Clutch Release Cylinders (CRC)
The move to hydraulics
As new car manufacturers’ requirements change, it’s become difficult to fit a cable in a straight line between the pedal and lever. That’s where hydraulics systems can help – they’re more flexible and reliable than cable systems, and the material is lighter and more compact. Hydraulic systems also enable an optimal and constant pedal effort.
Valeo: a choice of hydraulics
Valeo’s range of hydraulic parts include a clutch master cylinder (CMC), clutch release cylinder (CRC) and clutch slave cylinder (CSC). Both CMC and CRC are used in semi-hydraulic systems, while full hydraulic systems use CMC and CSC. Valeo’s range features over 55 part numbers, covering applications such as Fiat Punto, Ford Transit, Hyundai Accent and Kia Picanto.

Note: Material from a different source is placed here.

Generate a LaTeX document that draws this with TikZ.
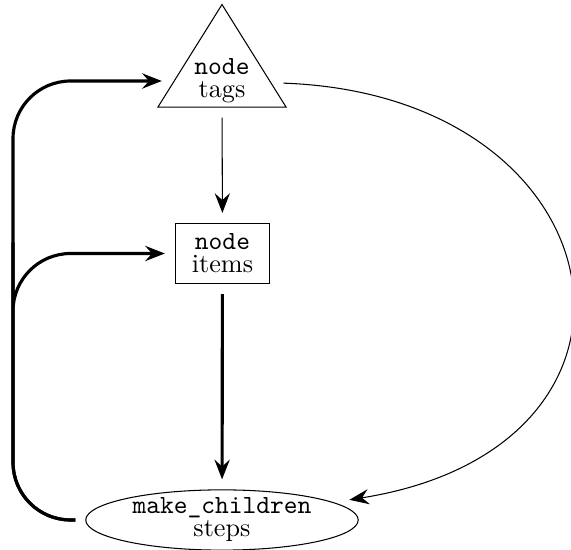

How do hydraulic systems work?
A semi-hydraulic system consists of a transmitter (the CMC), a hose and a receiver (the CRC). The clutch pedal arm operates a piston in the CMC and this action forces hydraulic fluid through a pipe to the CRC where another piston operates the clutch disengagement mechanism. Each time the vehicle is equipped with a CRC, the interface within the hydraulic system and the clutch is done with a clutch fork and a release bearing. Contrary to the CSC (in a full hydraulic system), the CRC is very easy and quick to replace as the gearbox doesn’t need to be removed to replace the part. Replacing a CRC only takes professionals around 30 minutes.